:: Goal ::
Reproduce every line of the listing as written, apart from the pictures.

:: Recorded information ::
◇ ◇ ◇ ◇ ◇

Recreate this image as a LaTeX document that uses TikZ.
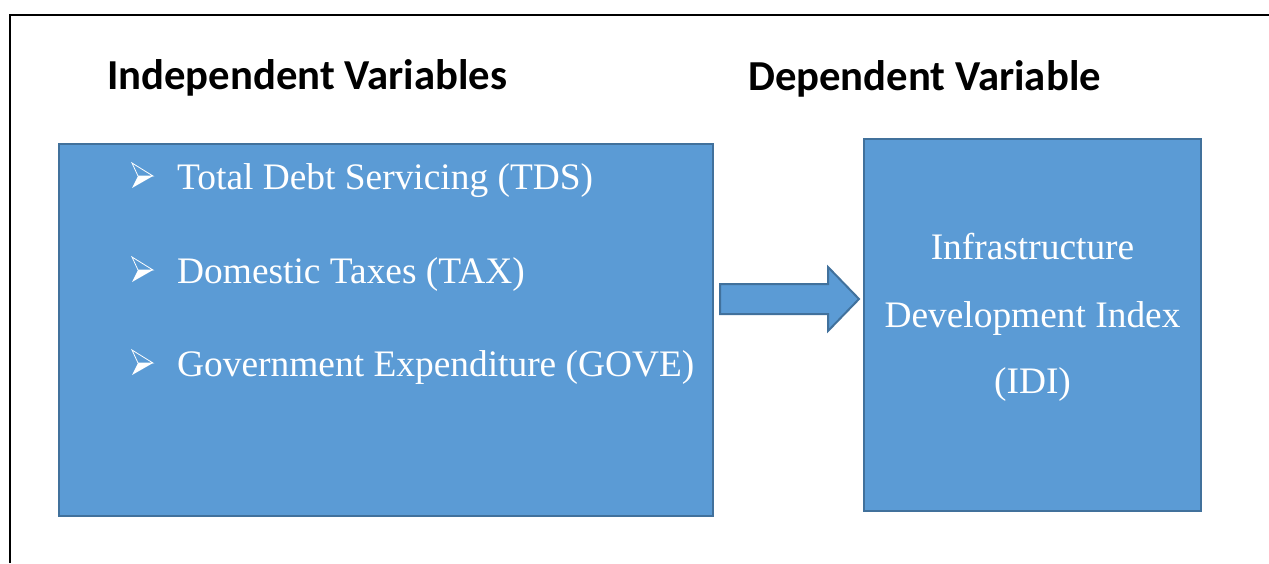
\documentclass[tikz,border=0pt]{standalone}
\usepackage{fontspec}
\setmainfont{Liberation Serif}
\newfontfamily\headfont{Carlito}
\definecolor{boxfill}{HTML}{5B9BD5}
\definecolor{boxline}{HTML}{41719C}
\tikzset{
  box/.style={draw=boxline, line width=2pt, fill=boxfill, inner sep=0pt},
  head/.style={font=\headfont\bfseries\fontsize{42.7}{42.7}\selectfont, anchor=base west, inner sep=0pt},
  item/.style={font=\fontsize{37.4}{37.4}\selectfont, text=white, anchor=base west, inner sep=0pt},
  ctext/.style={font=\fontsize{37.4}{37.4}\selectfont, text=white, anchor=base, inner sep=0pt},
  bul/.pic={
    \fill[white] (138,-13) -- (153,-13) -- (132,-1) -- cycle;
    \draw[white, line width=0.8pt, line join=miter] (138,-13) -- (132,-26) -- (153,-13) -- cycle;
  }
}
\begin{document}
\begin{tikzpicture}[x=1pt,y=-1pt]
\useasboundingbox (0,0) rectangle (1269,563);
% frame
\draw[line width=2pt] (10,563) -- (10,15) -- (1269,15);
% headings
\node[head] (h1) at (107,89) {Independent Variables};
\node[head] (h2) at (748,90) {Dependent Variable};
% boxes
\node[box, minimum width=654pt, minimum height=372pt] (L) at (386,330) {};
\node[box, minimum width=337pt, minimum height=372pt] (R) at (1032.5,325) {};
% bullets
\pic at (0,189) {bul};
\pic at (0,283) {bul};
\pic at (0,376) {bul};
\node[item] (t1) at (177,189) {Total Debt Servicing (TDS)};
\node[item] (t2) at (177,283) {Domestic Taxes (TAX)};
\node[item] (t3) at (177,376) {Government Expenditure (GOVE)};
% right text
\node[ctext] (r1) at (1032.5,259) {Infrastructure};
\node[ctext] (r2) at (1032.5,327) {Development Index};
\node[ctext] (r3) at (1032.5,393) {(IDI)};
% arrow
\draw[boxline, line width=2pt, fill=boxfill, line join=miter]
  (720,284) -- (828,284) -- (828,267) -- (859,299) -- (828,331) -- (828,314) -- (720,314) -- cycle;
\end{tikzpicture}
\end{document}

◇ ◇ ◇ ◇ ◇

:: Full response ::
Recreate this image as a LaTeX document that uses TikZ.
\documentclass[tikz,border=0pt]{standalone}
\usepackage{fontspec}
\setmainfont{Liberation Serif}
\newfontfamily\headfont{Carlito}
\definecolor{boxfill}{HTML}{5B9BD5}
\definecolor{boxline}{HTML}{41719C}
\tikzset{
  box/.style={draw=boxline, line width=2pt, fill=boxfill, inner sep=0pt},
  head/.style={font=\headfont\bfseries\fontsize{42.7}{42.7}\selectfont, anchor=base west, inner sep=0pt},
  item/.style={font=\fontsize{37.4}{37.4}\selectfont, text=white, anchor=base west, inner sep=0pt},
  ctext/.style={font=\fontsize{37.4}{37.4}\selectfont, text=white, anchor=base, inner sep=0pt},
  bul/.pic={
    \fill[white] (138,-13) -- (153,-13) -- (132,-1) -- cycle;
    \draw[white, line width=0.8pt, line join=miter] (138,-13) -- (132,-26) -- (153,-13) -- cycle;
  }
}
\begin{document}
\begin{tikzpicture}[x=1pt,y=-1pt]
\useasboundingbox (0,0) rectangle (1269,563);
% frame
\draw[line width=2pt] (10,563) -- (10,15) -- (1269,15);
% headings
\node[head] (h1) at (107,89) {Independent Variables};
\node[head] (h2) at (748,90) {Dependent Variable};
% boxes
\node[box, minimum width=654pt, minimum height=372pt] (L) at (386,330) {};
\node[box, minimum width=337pt, minimum height=372pt] (R) at (1032.5,325) {};
% bullets
\pic at (0,189) {bul};
\pic at (0,283) {bul};
\pic at (0,376) {bul};
\node[item] (t1) at (177,189) {Total Debt Servicing (TDS)};
\node[item] (t2) at (177,283) {Domestic Taxes (TAX)};
\node[item] (t3) at (177,376) {Government Expenditure (GOVE)};
% right text
\node[ctext] (r1) at (1032.5,259) {Infrastructure};
\node[ctext] (r2) at (1032.5,327) {Development Index};
\node[ctext] (r3) at (1032.5,393) {(IDI)};
% arrow
\draw[boxline, line width=2pt, fill=boxfill, line join=miter]
  (720,284) -- (828,284) -- (828,267) -- (859,299) -- (828,331) -- (828,314) -- (720,314) -- cycle;
\end{tikzpicture}
\end{document}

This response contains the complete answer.